** Task requirements **
Quote every line below exactly and skip any picture.
─── Collected material ───
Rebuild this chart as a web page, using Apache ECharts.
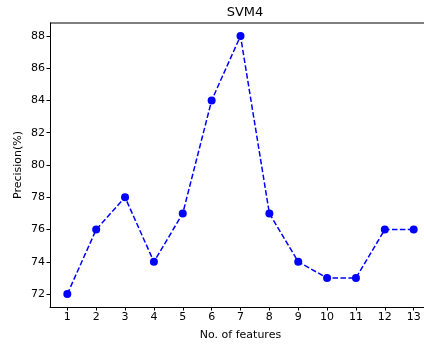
<!DOCTYPE html>
<html>
<head>
<meta charset="utf-8">
<script src="https://cdn.jsdelivr.net/npm/echarts@6/dist/echarts.min.js"></script>
<style>
  html, body { margin: 0; padding: 0; background: #fff; }
  #chart { width: 424px; height: 345px; }
</style>
</head>
<body>
<div id="chart"></div>
<script>
const features = [1, 2, 3, 4, 5, 6, 7, 8, 9, 10, 11, 12, 13];
const precision = [72, 76, 78, 74, 77, 84, 88, 77, 74, 73, 73, 76, 76];
const yTicks = [72, 74, 76, 78, 80, 82, 84, 86, 88];

const chart = echarts.init(document.getElementById('chart'));
const font = 'DejaVu Sans';

chart.setOption({
  animation: false,
  title: {
    text: 'SVM4',
    left: 240,
    top: 1,
    textAlign: 'center',
    textStyle: { fontFamily: font, fontSize: 13, fontWeight: 'normal', color: '#000' }
  },
  grid: { left: 50, top: 23, width: 381, height: 284, outerBoundsMode: 'none', containLabel: false },
  xAxis: {
    type: 'value',
    min: 0.4,
    max: 13.6,
    name: 'No. of features',
    nameLocation: 'middle',
    nameGap: 23,
    nameMoveOverlap: false,
    nameTextStyle: { fontFamily: font, fontSize: 11, color: '#000' },
    splitLine: { show: false },
    axisLine: { onZero: false, lineStyle: { color: '#000', width: 1 } },
    axisTick: { show: true, length: 3.5, customValues: features, lineStyle: { color: '#000' } },
    axisLabel: { customValues: features, margin: 5, fontFamily: font, fontSize: 11, color: '#000' }
  },
  yAxis: {
    type: 'value',
    min: 71.2,
    max: 88.8,
    name: 'Precision(%)',
    nameLocation: 'middle',
    nameGap: 26,
    nameMoveOverlap: false,
    nameTextStyle: { fontFamily: font, fontSize: 11, color: '#000' },
    splitLine: { show: false },
    axisLine: { show: true, onZero: false, lineStyle: { color: '#000', width: 1 } },
    axisTick: { show: true, length: 3.5, customValues: yTicks, lineStyle: { color: '#000' } },
    axisLabel: { customValues: yTicks, margin: 5, fontFamily: font, fontSize: 11, color: '#000' }
  },
  series: [{
    type: 'line',
    data: features.map((f, i) => [f, precision[i]]),
    symbol: 'circle',
    symbolSize: 8,
    itemStyle: { color: '#0000ff' },
    lineStyle: { color: '#0000ff', width: 1.5, type: [5.5, 2.4] }
  }],
  graphic: [{
    type: 'line',
    shape: { x1: 50, y1: 23, x2: 424, y2: 23 },
    style: { stroke: '#000', lineWidth: 1 }
  }]
});
</script>
</body>
</html>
───
** Exercise result **
Rebuild this chart as a web page, using Apache ECharts.
<!DOCTYPE html>
<html>
<head>
<meta charset="utf-8">
<script src="https://cdn.jsdelivr.net/npm/echarts@6/dist/echarts.min.js"></script>
<style>
  html, body { margin: 0; padding: 0; background: #fff; }
  #chart { width: 424px; height: 345px; }
</style>
</head>
<body>
<div id="chart"></div>
<script>
const features = [1, 2, 3, 4, 5, 6, 7, 8, 9, 10, 11, 12, 13];
const precision = [72, 76, 78, 74, 77, 84, 88, 77, 74, 73, 73, 76, 76];
const yTicks = [72, 74, 76, 78, 80, 82, 84, 86, 88];

const chart = echarts.init(document.getElementById('chart'));
const font = 'DejaVu Sans';

chart.setOption({
  animation: false,
  title: {
    text: 'SVM4',
    left: 240,
    top: 1,
    textAlign: 'center',
    textStyle: { fontFamily: font, fontSize: 13, fontWeight: 'normal', color: '#000' }
  },
  grid: { left: 50, top: 23, width: 381, height: 284, outerBoundsMode: 'none', containLabel: false },
  xAxis: {
    type: 'value',
    min: 0.4,
    max: 13.6,
    name: 'No. of features',
    nameLocation: 'middle',
    nameGap: 23,
    nameMoveOverlap: false,
    nameTextStyle: { fontFamily: font, fontSize: 11, color: '#000' },
    splitLine: { show: false },
    axisLine: { onZero: false, lineStyle: { color: '#000', width: 1 } },
    axisTick: { show: true, length: 3.5, customValues: features, lineStyle: { color: '#000' } },
    axisLabel: { customValues: features, margin: 5, fontFamily: font, fontSize: 11, color: '#000' }
  },
  yAxis: {
    type: 'value',
    min: 71.2,
    max: 88.8,
    name: 'Precision(%)',
    nameLocation: 'middle',
    nameGap: 26,
    nameMoveOverlap: false,
    nameTextStyle: { fontFamily: font, fontSize: 11, color: '#000' },
    splitLine: { show: false },
    axisLine: { show: true, onZero: false, lineStyle: { color: '#000', width: 1 } },
    axisTick: { show: true, length: 3.5, customValues: yTicks, lineStyle: { color: '#000' } },
    axisLabel: { customValues: yTicks, margin: 5, fontFamily: font, fontSize: 11, color: '#000' }
  },
  series: [{
    type: 'line',
    data: features.map((f, i) => [f, precision[i]]),
    symbol: 'circle',
    symbolSize: 8,
    itemStyle: { color: '#0000ff' },
    lineStyle: { color: '#0000ff', width: 1.5, type: [5.5, 2.4] }
  }],
  graphic: [{
    type: 'line',
    shape: { x1: 50, y1: 23, x2: 424, y2: 23 },
    style: { stroke: '#000', lineWidth: 1 }
  }]
});
</script>
</body>
</html>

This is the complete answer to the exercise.